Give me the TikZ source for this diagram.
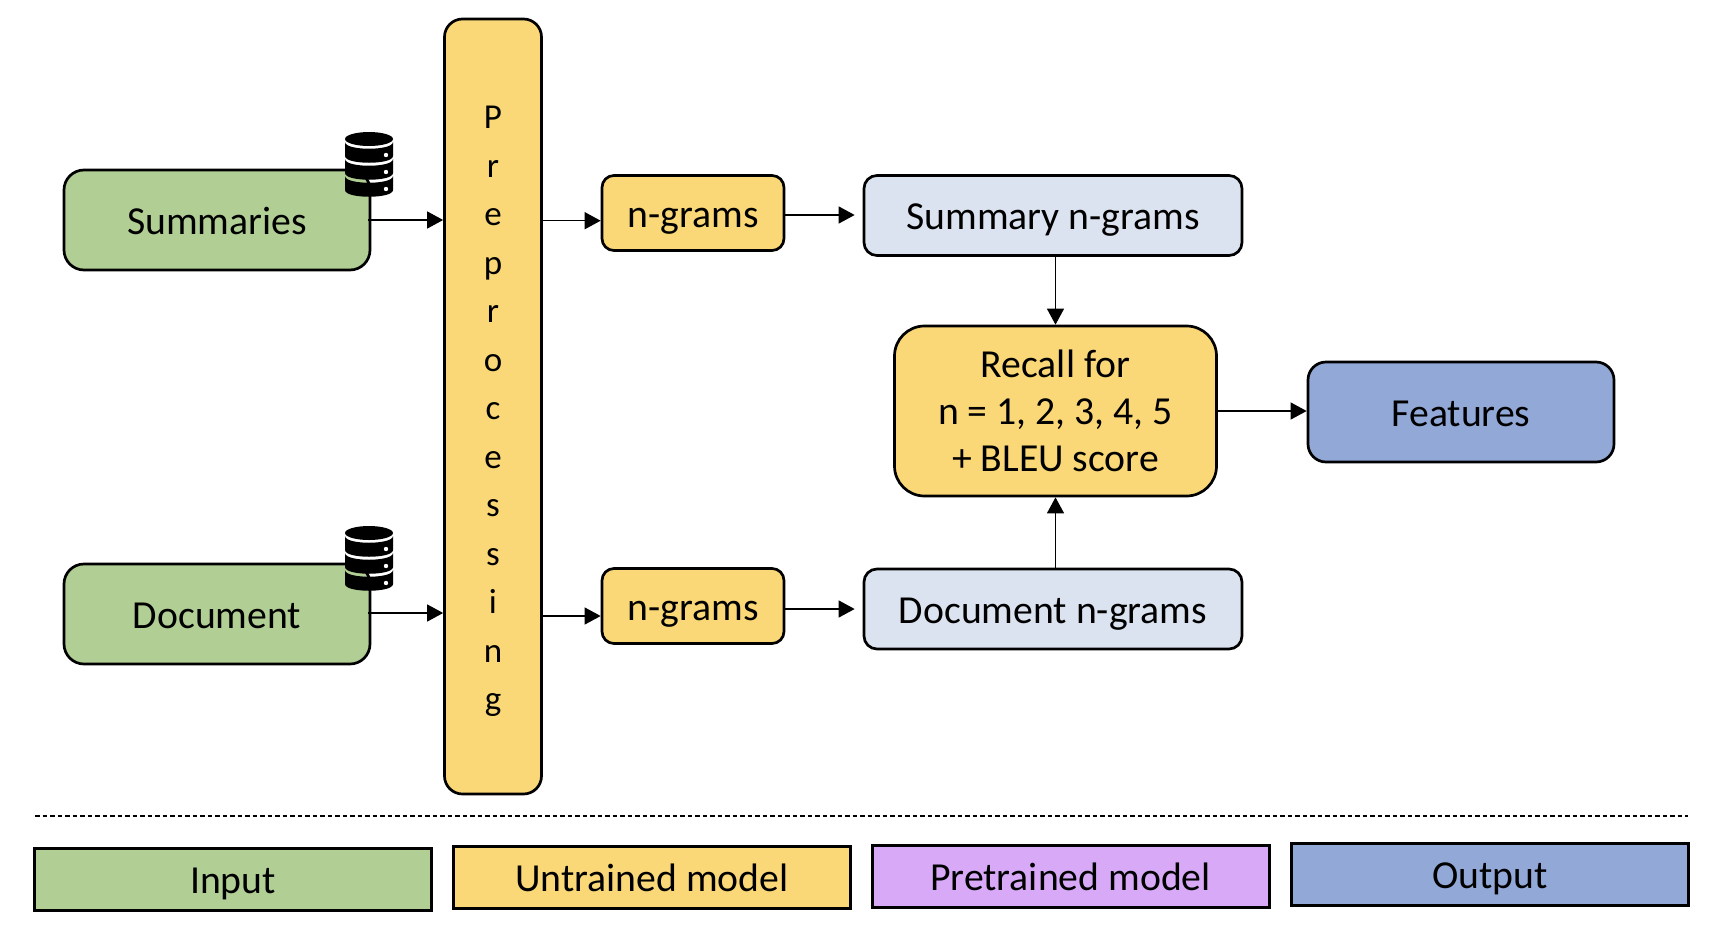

* * *

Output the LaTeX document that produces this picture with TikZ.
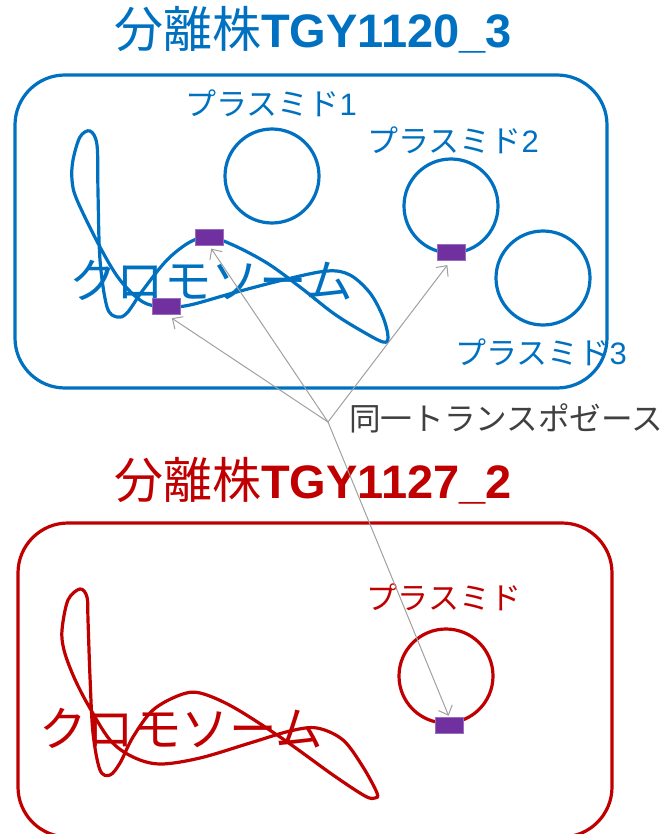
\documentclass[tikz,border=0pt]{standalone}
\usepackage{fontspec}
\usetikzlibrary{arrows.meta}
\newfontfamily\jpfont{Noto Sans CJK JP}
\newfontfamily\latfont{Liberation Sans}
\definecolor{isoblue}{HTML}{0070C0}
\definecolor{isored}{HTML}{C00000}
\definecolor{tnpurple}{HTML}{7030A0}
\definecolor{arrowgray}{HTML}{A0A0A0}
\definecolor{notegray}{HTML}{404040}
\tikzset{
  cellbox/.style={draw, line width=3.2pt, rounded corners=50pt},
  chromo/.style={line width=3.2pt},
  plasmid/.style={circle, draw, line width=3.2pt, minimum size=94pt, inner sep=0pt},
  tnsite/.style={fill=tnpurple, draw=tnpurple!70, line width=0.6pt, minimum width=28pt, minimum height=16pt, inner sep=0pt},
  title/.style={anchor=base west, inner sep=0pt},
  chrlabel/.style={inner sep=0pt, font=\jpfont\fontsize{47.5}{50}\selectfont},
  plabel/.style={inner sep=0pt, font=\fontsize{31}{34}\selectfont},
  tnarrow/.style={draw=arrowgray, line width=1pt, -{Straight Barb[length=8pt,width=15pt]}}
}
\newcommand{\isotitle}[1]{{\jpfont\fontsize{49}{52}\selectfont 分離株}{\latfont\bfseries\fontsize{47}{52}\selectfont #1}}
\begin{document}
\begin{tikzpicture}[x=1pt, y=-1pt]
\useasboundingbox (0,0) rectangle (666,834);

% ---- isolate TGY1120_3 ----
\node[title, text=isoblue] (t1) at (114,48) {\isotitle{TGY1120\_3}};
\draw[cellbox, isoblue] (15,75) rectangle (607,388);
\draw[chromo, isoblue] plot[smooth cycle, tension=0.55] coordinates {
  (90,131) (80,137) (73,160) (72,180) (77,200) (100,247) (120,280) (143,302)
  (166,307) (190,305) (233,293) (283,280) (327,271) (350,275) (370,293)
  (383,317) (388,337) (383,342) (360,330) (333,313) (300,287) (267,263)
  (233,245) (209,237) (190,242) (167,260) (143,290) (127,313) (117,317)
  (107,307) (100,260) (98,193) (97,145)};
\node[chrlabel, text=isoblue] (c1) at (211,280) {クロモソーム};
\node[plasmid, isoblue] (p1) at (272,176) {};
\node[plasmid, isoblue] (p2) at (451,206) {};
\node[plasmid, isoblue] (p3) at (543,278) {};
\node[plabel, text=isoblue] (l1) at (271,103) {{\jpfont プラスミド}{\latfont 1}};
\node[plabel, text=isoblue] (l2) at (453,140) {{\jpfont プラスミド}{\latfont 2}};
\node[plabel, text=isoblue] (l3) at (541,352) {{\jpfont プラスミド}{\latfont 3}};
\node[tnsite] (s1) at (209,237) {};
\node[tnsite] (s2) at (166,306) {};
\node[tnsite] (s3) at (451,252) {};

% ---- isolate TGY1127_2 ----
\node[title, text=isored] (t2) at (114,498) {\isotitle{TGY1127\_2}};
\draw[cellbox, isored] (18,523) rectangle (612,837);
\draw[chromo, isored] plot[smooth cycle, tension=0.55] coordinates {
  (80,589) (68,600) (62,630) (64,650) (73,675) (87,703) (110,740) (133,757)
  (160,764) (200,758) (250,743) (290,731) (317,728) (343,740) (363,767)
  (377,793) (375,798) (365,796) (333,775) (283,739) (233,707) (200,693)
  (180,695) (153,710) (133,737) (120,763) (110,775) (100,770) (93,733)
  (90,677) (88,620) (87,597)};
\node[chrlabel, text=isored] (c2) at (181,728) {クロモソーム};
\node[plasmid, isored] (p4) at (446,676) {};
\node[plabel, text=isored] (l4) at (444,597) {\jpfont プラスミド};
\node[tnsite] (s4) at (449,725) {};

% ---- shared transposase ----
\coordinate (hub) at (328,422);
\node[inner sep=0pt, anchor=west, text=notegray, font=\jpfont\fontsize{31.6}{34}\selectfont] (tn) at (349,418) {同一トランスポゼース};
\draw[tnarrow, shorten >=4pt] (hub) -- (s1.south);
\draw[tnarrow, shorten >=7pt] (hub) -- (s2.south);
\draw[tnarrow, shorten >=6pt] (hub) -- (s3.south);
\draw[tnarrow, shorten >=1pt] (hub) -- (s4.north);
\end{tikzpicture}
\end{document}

* * *

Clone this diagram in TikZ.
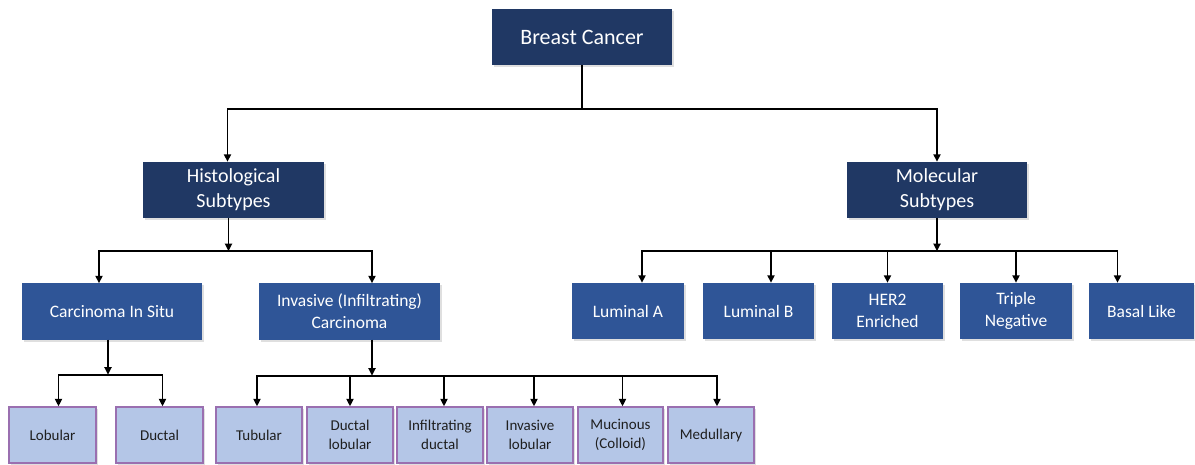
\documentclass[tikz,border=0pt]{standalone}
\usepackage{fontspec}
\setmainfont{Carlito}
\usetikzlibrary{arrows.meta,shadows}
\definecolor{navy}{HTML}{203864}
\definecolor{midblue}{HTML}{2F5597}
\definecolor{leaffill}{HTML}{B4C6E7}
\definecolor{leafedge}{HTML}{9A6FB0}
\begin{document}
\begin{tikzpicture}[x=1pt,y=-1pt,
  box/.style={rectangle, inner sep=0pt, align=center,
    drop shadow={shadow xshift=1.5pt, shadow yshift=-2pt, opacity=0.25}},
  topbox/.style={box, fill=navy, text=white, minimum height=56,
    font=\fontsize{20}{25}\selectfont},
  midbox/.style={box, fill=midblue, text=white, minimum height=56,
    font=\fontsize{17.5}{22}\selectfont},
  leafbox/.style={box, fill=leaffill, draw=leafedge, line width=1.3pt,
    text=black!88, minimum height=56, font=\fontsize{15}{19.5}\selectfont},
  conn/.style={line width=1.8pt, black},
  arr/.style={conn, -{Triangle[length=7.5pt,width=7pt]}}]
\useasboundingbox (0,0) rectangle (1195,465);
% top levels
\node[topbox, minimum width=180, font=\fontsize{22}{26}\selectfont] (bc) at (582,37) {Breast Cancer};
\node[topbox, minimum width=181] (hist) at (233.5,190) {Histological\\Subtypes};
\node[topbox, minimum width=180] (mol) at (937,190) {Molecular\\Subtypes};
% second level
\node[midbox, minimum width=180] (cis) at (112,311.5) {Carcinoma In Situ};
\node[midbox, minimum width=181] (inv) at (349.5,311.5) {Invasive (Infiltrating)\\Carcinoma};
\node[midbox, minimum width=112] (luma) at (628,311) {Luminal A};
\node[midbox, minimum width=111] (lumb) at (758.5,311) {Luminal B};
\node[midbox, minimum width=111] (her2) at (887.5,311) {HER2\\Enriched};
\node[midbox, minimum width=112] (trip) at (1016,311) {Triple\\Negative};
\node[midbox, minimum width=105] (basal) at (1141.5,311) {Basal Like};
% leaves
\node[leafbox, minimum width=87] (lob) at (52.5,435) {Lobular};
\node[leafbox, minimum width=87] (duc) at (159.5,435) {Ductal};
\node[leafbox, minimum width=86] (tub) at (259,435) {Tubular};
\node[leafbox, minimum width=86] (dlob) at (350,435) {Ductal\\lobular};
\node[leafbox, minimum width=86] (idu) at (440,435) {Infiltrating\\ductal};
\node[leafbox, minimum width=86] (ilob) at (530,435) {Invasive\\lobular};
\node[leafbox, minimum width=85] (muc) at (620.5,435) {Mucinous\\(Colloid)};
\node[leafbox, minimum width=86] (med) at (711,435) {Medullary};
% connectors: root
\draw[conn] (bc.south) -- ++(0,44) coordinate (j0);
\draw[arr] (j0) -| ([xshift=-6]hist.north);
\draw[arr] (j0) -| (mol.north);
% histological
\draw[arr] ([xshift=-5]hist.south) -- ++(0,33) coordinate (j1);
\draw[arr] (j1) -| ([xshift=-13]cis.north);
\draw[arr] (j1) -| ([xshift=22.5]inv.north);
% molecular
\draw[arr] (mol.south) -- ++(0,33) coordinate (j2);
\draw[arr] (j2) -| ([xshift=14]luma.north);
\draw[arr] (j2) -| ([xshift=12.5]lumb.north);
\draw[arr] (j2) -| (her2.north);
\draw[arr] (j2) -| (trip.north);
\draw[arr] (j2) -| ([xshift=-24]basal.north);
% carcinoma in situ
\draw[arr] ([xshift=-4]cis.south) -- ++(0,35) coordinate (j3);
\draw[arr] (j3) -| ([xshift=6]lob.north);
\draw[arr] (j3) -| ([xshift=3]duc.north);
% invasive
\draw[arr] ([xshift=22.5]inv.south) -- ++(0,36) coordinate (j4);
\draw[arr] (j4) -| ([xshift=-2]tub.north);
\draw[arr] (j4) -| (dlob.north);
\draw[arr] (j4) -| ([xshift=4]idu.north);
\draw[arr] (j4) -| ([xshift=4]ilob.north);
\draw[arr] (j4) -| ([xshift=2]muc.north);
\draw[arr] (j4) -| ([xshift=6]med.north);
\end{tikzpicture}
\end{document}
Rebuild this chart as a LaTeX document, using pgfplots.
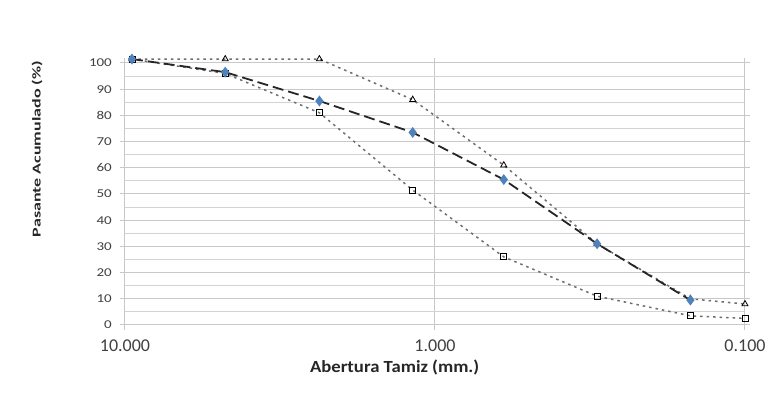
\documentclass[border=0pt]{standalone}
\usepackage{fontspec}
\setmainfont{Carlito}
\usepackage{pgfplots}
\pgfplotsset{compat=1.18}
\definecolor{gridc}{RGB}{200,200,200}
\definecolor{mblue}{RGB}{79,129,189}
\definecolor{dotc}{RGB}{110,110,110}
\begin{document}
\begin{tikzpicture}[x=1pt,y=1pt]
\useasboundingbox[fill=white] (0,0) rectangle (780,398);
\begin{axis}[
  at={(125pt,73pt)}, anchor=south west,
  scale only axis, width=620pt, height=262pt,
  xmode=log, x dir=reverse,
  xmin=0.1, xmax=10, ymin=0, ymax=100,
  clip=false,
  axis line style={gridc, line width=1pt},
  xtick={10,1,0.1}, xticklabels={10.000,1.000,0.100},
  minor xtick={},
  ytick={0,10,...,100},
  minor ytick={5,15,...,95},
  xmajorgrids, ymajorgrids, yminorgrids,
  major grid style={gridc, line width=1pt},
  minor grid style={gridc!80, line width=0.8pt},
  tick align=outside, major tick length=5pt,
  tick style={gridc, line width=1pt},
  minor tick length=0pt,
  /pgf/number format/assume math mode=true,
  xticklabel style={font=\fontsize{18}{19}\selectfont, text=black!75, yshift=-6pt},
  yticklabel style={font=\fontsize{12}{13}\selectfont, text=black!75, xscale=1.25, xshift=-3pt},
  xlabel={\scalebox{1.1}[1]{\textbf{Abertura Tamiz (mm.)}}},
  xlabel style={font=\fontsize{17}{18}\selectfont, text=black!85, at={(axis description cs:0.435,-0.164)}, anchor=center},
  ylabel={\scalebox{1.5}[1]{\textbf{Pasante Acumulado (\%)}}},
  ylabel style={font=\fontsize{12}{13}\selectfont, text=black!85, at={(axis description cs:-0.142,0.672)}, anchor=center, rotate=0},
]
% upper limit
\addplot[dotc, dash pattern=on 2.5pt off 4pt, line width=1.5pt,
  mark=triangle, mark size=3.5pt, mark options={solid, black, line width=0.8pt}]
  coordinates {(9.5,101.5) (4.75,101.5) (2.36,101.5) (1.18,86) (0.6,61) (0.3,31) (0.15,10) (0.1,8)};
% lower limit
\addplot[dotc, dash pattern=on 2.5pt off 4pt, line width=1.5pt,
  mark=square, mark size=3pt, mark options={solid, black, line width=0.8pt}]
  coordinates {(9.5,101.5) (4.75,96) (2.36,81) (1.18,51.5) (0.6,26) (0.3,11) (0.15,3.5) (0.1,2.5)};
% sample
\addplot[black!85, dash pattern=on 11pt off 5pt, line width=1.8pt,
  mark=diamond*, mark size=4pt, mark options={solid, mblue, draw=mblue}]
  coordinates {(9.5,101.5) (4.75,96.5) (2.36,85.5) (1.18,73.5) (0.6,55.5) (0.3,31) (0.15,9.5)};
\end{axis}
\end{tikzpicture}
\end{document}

▸ What you should do
Omit all pictures, and reproduce exactly the lines from the one holding "Output the LaTeX" through the one holding "(0,0) rectangle (666,834);", both included.

▸ Output for this task
Output the LaTeX document that produces this picture with TikZ.
\documentclass[tikz,border=0pt]{standalone}
\usepackage{fontspec}
\usetikzlibrary{arrows.meta}
\newfontfamily\jpfont{Noto Sans CJK JP}
\newfontfamily\latfont{Liberation Sans}
\definecolor{isoblue}{HTML}{0070C0}
\definecolor{isored}{HTML}{C00000}
\definecolor{tnpurple}{HTML}{7030A0}
\definecolor{arrowgray}{HTML}{A0A0A0}
\definecolor{notegray}{HTML}{404040}
\tikzset{
  cellbox/.style={draw, line width=3.2pt, rounded corners=50pt},
  chromo/.style={line width=3.2pt},
  plasmid/.style={circle, draw, line width=3.2pt, minimum size=94pt, inner sep=0pt},
  tnsite/.style={fill=tnpurple, draw=tnpurple!70, line width=0.6pt, minimum width=28pt, minimum height=16pt, inner sep=0pt},
  title/.style={anchor=base west, inner sep=0pt},
  chrlabel/.style={inner sep=0pt, font=\jpfont\fontsize{47.5}{50}\selectfont},
  plabel/.style={inner sep=0pt, font=\fontsize{31}{34}\selectfont},
  tnarrow/.style={draw=arrowgray, line width=1pt, -{Straight Barb[length=8pt,width=15pt]}}
}
\newcommand{\isotitle}[1]{{\jpfont\fontsize{49}{52}\selectfont 分離株}{\latfont\bfseries\fontsize{47}{52}\selectfont #1}}
\begin{document}
\begin{tikzpicture}[x=1pt, y=-1pt]
\useasboundingbox (0,0) rectangle (666,834);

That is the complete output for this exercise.